Connor Sears of ZURB offers a useful lesson in designing good (and bad) interface metaphors for touch devices. He makes a run at iPhone's built-in Voice Memo app, noting that the big shiny microphone does nothing except to distract users from the actual location of the phone's mic (at device bottom):

Real world visual metaphors can be useful in helping users understand an interface. Buttons are a perfect example of this. The problem is when designers over use visual metaphors that don't relate to any functionality. When that happens, the metaphor confuses users.

Connor offers up an elegant alternative, a design that features nothing except a big can't-miss Record button and an indicator to show where to talk into the mic. Fine work.

Using real-world gizmos as interface metaphors is a familiar strategy for desktop designers—and graphic designers, too, for that matter. But touchscreen devices create new expectations: if it looks like it can be touched and operated, that's what we'll try to do. Used appropriately, these I-can't-believe-it's-not-butter facsimiles offer useful hints about what can be touched and what can't. But when they're just eye candy, those hints are only misdirection.
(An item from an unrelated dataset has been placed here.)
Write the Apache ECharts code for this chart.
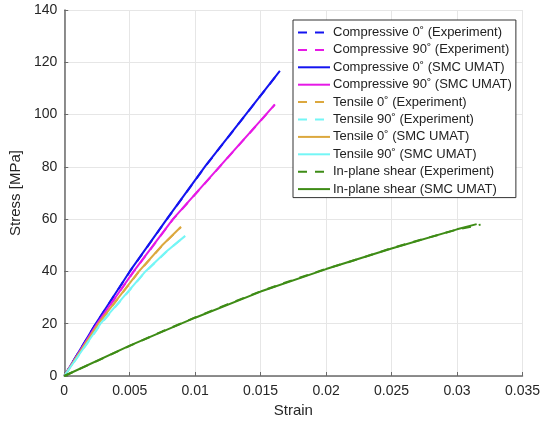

iPad users know this one: the attractive Calendar app looks like a book, creating the expectation that you can swipe to turn the page. No dice. You have to tap those tiny arrows at the bottom of the screen to flip the page.

iPad Calendar app

The iPad's Contacts app is even worse. Try to flip the page by swiping at the interface, and you actually delete content:

iPad Contacts app

Used appropriately, however, familiar real-world objects give users implicit, no-brainer explanations of how to work the app. If the Calendar and Contacts app actually flipped their pages with a swipe, then the book metaphor would serve its purpose. So how to stay out of trouble? Fred Beecher offers up a useful starting point with his UI Guidelines for Skeuomorphic Design, a great read that starts with this cardinal rule:

If it is functional in the physical version, it should be functional in the multi-touch digital version.

Seriously. Tattoo that line on your mouse hand, and have it laser-etched on the back of your phone. When you introduce touch, virtual devices must respond just like their physical counterparts, or you've picked the wrong metaphor.